First of all, I felt that the horror of the experiences that led to all my negative torment deserved the reverence of me for ever paying "homage" to my consequential suffering.
If I didn't stroke and nurture the pain that resulted from living through my hell -- who would?
In my mind, no one else cared! So, I would carry the torch -- and live forever in remembrance of my agony – I was determined to take care of it. If I just let it all go, it would have been like admitting that what happened to me was okay, it doesn't matter, no big deal, forget about it!"
Well, everything that happened is not okay, and will never be okay! What people did to me does matter, is a big deal -- and I certainly won't ever forget about it! So, with a strong and determined protective, obsessive attitude, I kept all these promises to myself, and I "honored” my agony 24/7.
Unfortunately, this mindset eventually took on a life of its own. It gained momentum and power, and led me steadily down the path of nothing short of death. All I could see was the dark, critical, vicious side to life. Simple pleasures did not exist for me, and I became intolerably moody and angry. I trusted nothing and no one. My attitude towards everything became more and more sarcastic and miserable. The heaviness took its toll on my mind, body and spirit -- until I craved actual physical death.
I find this very difficult to write about, and actually become literally heavy in my head, eyes and body when I revisit these thoughts and past lifestyle. The good news is, however, that because of the grace and patience of God, and the tiny spark left with the need to find healing -- that healing is what I did ultimately attain.
My life changed forever when I finally adopted two very simple, but hard to learn philosophies:
• Honor the traumatic memories by learning from them, instead of living inside them. I understand completely the need to show respect and reverence for our times of horror, but we can transfer this reverence into knowledge and understanding. The lessons permanently learned from our times of agony will provide potent influence we can apply to future choices that will have to be made. The knowledge and understanding that comes from torment is ultimately a powerful gift that allows us to find maturity, compassion for others, and certain joy in our future.
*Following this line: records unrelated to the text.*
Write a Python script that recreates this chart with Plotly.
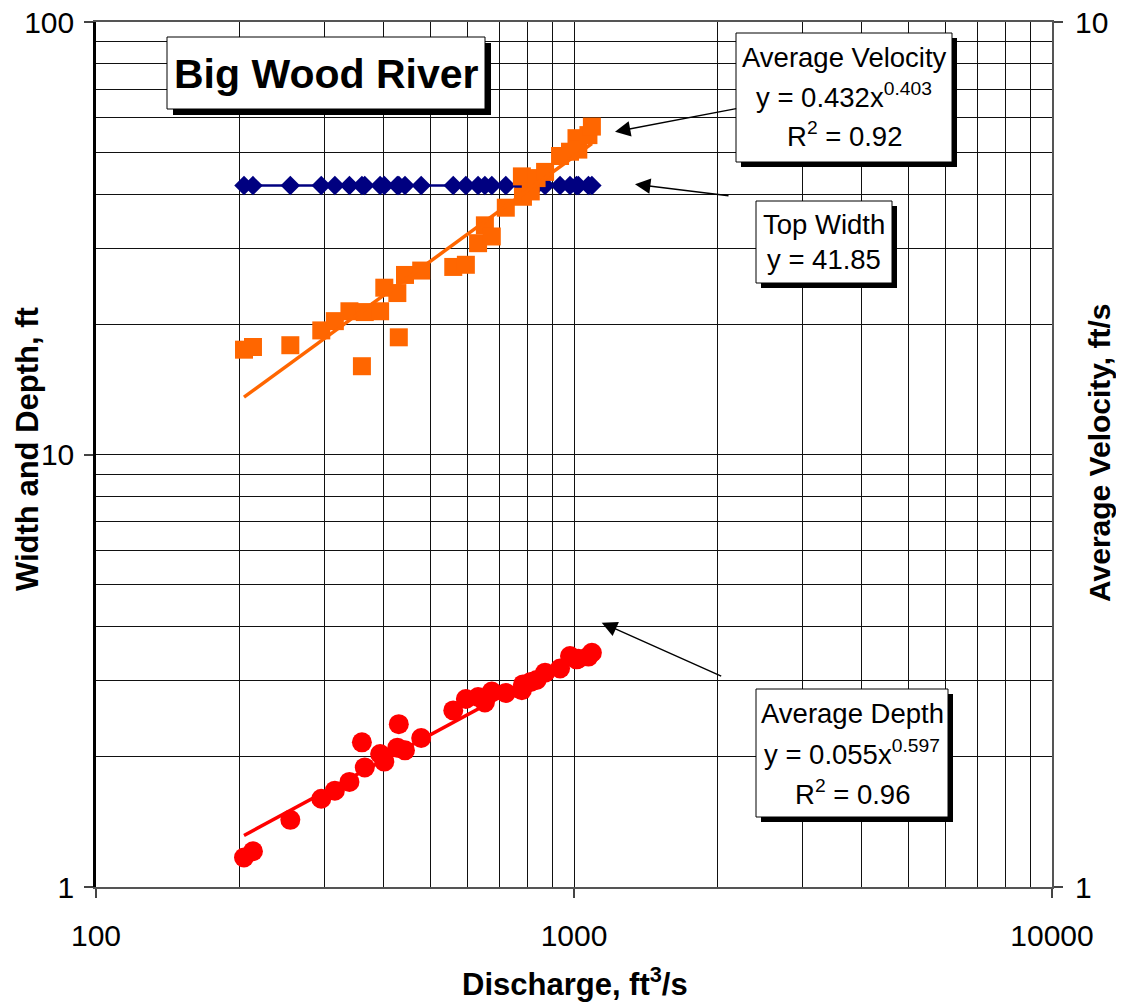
import plotly.graph_objects as go

# ---------------- data ----------------
discharge = [204, 213, 255, 296, 316, 339, 360, 365, 393, 401, 427, 430, 443, 479,
             559, 594, 630, 651, 673, 720, 778, 782, 812, 835, 870, 935, 981, 1012,
             1021, 1072, 1090]
top_width = [41.85] * len(discharge)
avg_depth = [1.17, 1.21, 1.43, 1.60, 1.67, 1.75, 2.16, 1.89, 2.03, 1.95, 2.10, 2.38, 2.07, 2.21,
             2.56, 2.72, 2.75, 2.67, 2.83, 2.81, 2.85, 2.94, 2.98, 3.01, 3.13, 3.20, 3.42, 3.36,
             3.37, 3.41, 3.48]
avg_velocity = [4.18, 4.21, 4.23, 4.40, 4.51, 4.63, 4.00, 4.62, 4.63, 4.93, 4.86, 4.32, 5.10, 5.16,
                5.21, 5.24, 5.55, 5.82, 5.65, 6.10, 6.63, 6.28, 6.37, 6.60, 6.71, 7.00, 7.08, 7.34,
                7.12, 7.40, 7.57]

# trend line coefficients shown on the chart (power fits)
vel_coef, vel_exp = 0.432, 0.403
dep_coef, dep_exp = 0.055, 0.597
trend_x = [min(discharge), max(discharge)]
vel_trend = [vel_coef * q ** vel_exp for q in trend_x]
dep_trend = [dep_coef * q ** dep_exp for q in trend_x]

x_major = [100, 1000, 10000]
x_minor = [200, 300, 400, 500, 600, 700, 800, 900, 2000, 3000, 4000, 5000, 6000, 7000, 8000, 9000]
y_major = [1, 10, 100]
y_minor = [2, 3, 4, 5, 6, 7, 8, 9, 20, 30, 40, 50, 60, 70, 80, 90]
y2_major = [1, 10]

# ---------------- geometry helpers ----------------
OFF = 8                       # page body margin added by the html page
W, H = 1124 - OFF, 1003 - OFF
# plot area in page pixels
L, R, T, B = 96, 1052, 22, 887


def px(x):
    return (x - L) / (R - L)


def py(y):
    return (B - y) / (B - T)


FONT = "Liberation Sans, Arial, sans-serif"
TICK = 30

fig = go.Figure()

fig.add_trace(go.Scatter(
    x=discharge, y=top_width, mode="lines+markers",
    line=dict(color="#000080", width=2.5),
    marker=dict(symbol="diamond", size=15, color="#000080"),
    showlegend=False))

fig.add_trace(go.Scatter(
    x=discharge, y=avg_depth, mode="markers",
    marker=dict(symbol="circle", size=20, color="#FF0000"),
    showlegend=False))

fig.add_trace(go.Scatter(
    x=trend_x, y=dep_trend, mode="lines",
    line=dict(color="#FF0000", width=3.5), showlegend=False))

fig.add_trace(go.Scatter(
    x=discharge, y=avg_velocity, mode="markers", yaxis="y2",
    marker=dict(symbol="square", size=18, color="#FF6600"),
    showlegend=False))

fig.add_trace(go.Scatter(
    x=trend_x, y=vel_trend, mode="lines", yaxis="y2",
    line=dict(color="#FF6600", width=3.5), showlegend=False))

grid_col = "#111111"

fig.update_layout(
    width=W, height=H,
    margin=dict(l=L - OFF, r=W - (R - OFF), t=T - OFF, b=H - (B - OFF), autoexpand=False),
    paper_bgcolor="white", plot_bgcolor="white",
    font=dict(family=FONT, size=TICK, color="black"),
    xaxis=dict(
        type="log", range=[2, 4], tickvals=x_major, ticktext=["100", "1000", "10000"],
        ticks="outside", ticklen=9, tickcolor="#444", tickwidth=1.5,
        showgrid=True, gridcolor=grid_col, gridwidth=1,
        minor=dict(tickvals=x_minor, showgrid=True, gridcolor=grid_col, gridwidth=1, ticks=""),
        showline=True, linecolor="#555", linewidth=2, mirror=True,
        zeroline=False, tickfont=dict(size=TICK), ticklabelstandoff=12,
        ticklabeloverflow="allow",
    ),
    yaxis=dict(
        type="log", range=[0, 2], tickvals=y_major, ticktext=["1", "10", "100"],
        ticks="outside", ticklen=9, tickcolor="#444", tickwidth=1.5,
        showgrid=True, gridcolor=grid_col, gridwidth=1,
        minor=dict(tickvals=y_minor, showgrid=True, gridcolor=grid_col, gridwidth=1, ticks=""),
        showline=True, linecolor="black", linewidth=2.5,
        zeroline=False, tickfont=dict(size=TICK), ticklabelstandoff=4,
        ticklabeloverflow="allow",
    ),
    yaxis2=dict(
        type="log", range=[0, 1], overlaying="y", side="right",
        tickvals=y2_major, ticktext=["1", "10"],
        ticks="outside", ticklen=9, tickcolor="#444", tickwidth=1.5,
        showgrid=False, showline=True, linecolor="#555", linewidth=2,
        zeroline=False, tickfont=dict(size=TICK), ticklabelstandoff=6,
        ticklabeloverflow="allow",
    ),
)

shapes = []
annotations = []


def box(x0, y0, x1, y1, off=5):
    shapes.append(dict(type="rect", xref="paper", yref="paper",
                       x0=px(x0 + off), x1=px(x1 + off), y0=py(y0 + off), y1=py(y1 + off),
                       fillcolor="black", line=dict(width=0), layer="above"))
    shapes.append(dict(type="rect", xref="paper", yref="paper",
                       x0=px(x0), x1=px(x1), y0=py(y0), y1=py(y1),
                       fillcolor="white", line=dict(color="black", width=1), layer="above"))


def label(text, x, y, size=27.5, bold=False, angle=0):
    if bold:
        text = "<b>" + text + "</b>"
    annotations.append(dict(text=text, xref="paper", yref="paper", x=px(x), y=py(y),
                            xanchor="center", yanchor="middle", showarrow=False,
                            textangle=angle,
                            font=dict(family=FONT, size=size, color="black")))


def arrow(hx, hy, tx, ty):
    annotations.append(dict(text="", xref="paper", yref="paper", x=px(hx), y=py(hy),
                            ax=tx - hx, ay=ty - hy, showarrow=True, arrowhead=2,
                            arrowsize=2.2, arrowwidth=1.4, arrowcolor="black", standoff=0))


# title box
box(167, 37, 485, 109, off=6)
label("Big Wood River", 326, 74, size=41, bold=True)

# velocity box
box(736, 33, 952, 162)
label("Average Velocity", 844, 57)
label("y = 0.432x<sup>0.403</sup>", 844, 96)
label("R<sup>2</sup> = 0.92", 844, 135)

# top width box
box(756, 201, 892, 283)
label("Top Width", 824, 224)
label("y = 41.85", 824, 259)

# depth box
box(756, 689, 948, 817)
label("Average Depth", 852, 713)
label("y = 0.055x<sup>0.597</sup>", 852, 752)
label("R<sup>2</sup> = 0.96", 852, 792)

arrow(615, 131.7, 737.7, 108.3)
arrow(635, 184.3, 730, 196)
arrow(601.7, 622.7, 722.7, 676.7)

# axis titles
label("Discharge, ft<sup>3</sup>/s", 575, 982, size=31, bold=True)
label("Width and Depth, ft", 27, 449, size=31, bold=True, angle=-90)
label("Average Velocity, ft/s", 1099, 453, size=30, bold=True, angle=-90)

fig.update_layout(shapes=shapes, annotations=annotations)

fig.write_html("out.html")
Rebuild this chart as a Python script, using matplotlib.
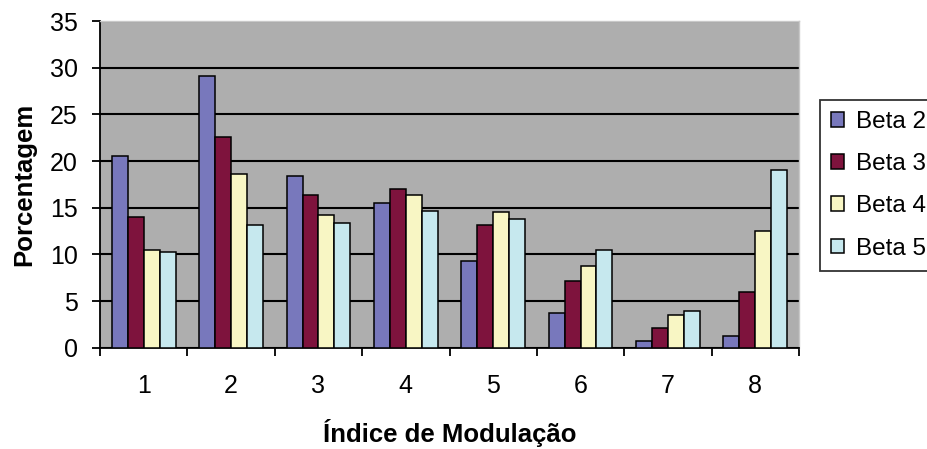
import numpy as np
import matplotlib
matplotlib.use("Agg")
import matplotlib.pyplot as plt
from matplotlib.ticker import FixedLocator

plt.rcParams['font.family'] = ['Liberation Sans', 'DejaVu Sans']

# Percentage per modulation index for each beta
categories = ['1', '2', '3', '4', '5', '6', '7', '8']
series_names = ['Beta 2', 'Beta 3', 'Beta 4', 'Beta 5']
beta2 = [20.5, 29.1, 18.4, 15.5, 9.3, 3.7, 0.7, 1.3]
beta3 = [14.0, 22.6, 16.4, 17.0, 13.1, 7.1, 2.1, 6.0]
beta4 = [10.5, 18.6, 14.2, 16.4, 14.5, 8.8, 3.5, 12.5]
beta5 = [10.3, 13.1, 13.4, 14.7, 13.8, 10.5, 3.9, 19.0]
colors = ['#7878BC', '#7E133D', '#F8F6C4', '#C6E8EE']

fig = plt.figure(figsize=(9.27, 4.49), dpi=100)
ax = fig.add_axes([0.1079, 0.2256, 0.7540, 0.7275])
ax.set_facecolor('#AEAEAE')

x = np.arange(1, len(categories) + 1)
width = 0.182
for i, (vals, name, c) in enumerate(zip([beta2, beta3, beta4, beta5], series_names, colors)):
    ax.bar(x + (i - 1.5) * width, vals, width, color=c, edgecolor='black',
           linewidth=1.1, label=name, zorder=3)

ax.set_xlim(0.5, 8.5)
ax.set_ylim(0, 35)
ax.set_yticks(np.arange(0, 36, 5))
ax.yaxis.grid(True, color='black', linewidth=1.5, zorder=1)
ax.set_axisbelow(True)

# category labels centred, tick marks between categories
ax.set_xticks(x)
ax.set_xticklabels(categories)
ax.xaxis.set_minor_locator(FixedLocator(np.arange(0.5, 9, 1)))
ax.tick_params(axis='x', which='major', length=0, pad=19, labelsize=18)
ax.tick_params(axis='x', which='minor', length=6, width=1.3, direction='out')
ax.tick_params(axis='y', length=6, width=1.3, direction='out', pad=10, labelsize=18)

for s in ['left', 'bottom']:
    ax.spines[s].set_color('black')
    ax.spines[s].set_linewidth(1.3)
for s in ['top', 'right']:
    ax.spines[s].set_color('#C8C8C8')
    ax.spines[s].set_linewidth(1.0)

ax.set_xlabel('Índice de Modulação', fontsize=18.5, fontweight='bold', labelpad=15)
ax.set_ylabel('Porcentagem', fontsize=18.5, fontweight='bold', labelpad=10)

leg = fig.legend(loc='upper left', bbox_to_anchor=(0.8846, 0.777), frameon=True,
                 fancybox=False, edgecolor='black', fontsize=17.5, handlelength=0.55,
                 handleheight=0.55, handletextpad=0.47, labelspacing=0.83,
                 borderpad=0.45, borderaxespad=0)
leg.get_frame().set_linewidth(1.3)

fig.savefig('out.png', dpi=100)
• Reassign new positive associations and meaning to your hurtful memories. Almost always, in any bad situation, we can acknowledge the love and caring we put out there to others, which is always precious and of great value in the eyes of the Lord. Even if our love was responded to eventually with hate or betrayal, our love, concern and generosity of spirit needs to be seen as precious wonderful priceless, and worthy of great praise. Honor your goodness in mind body and spirit, and virtue in motive, regardless of how the situation turned out. Own responsibility for the mistakes you made, but feel compassion for yourself, as opposed to self pity.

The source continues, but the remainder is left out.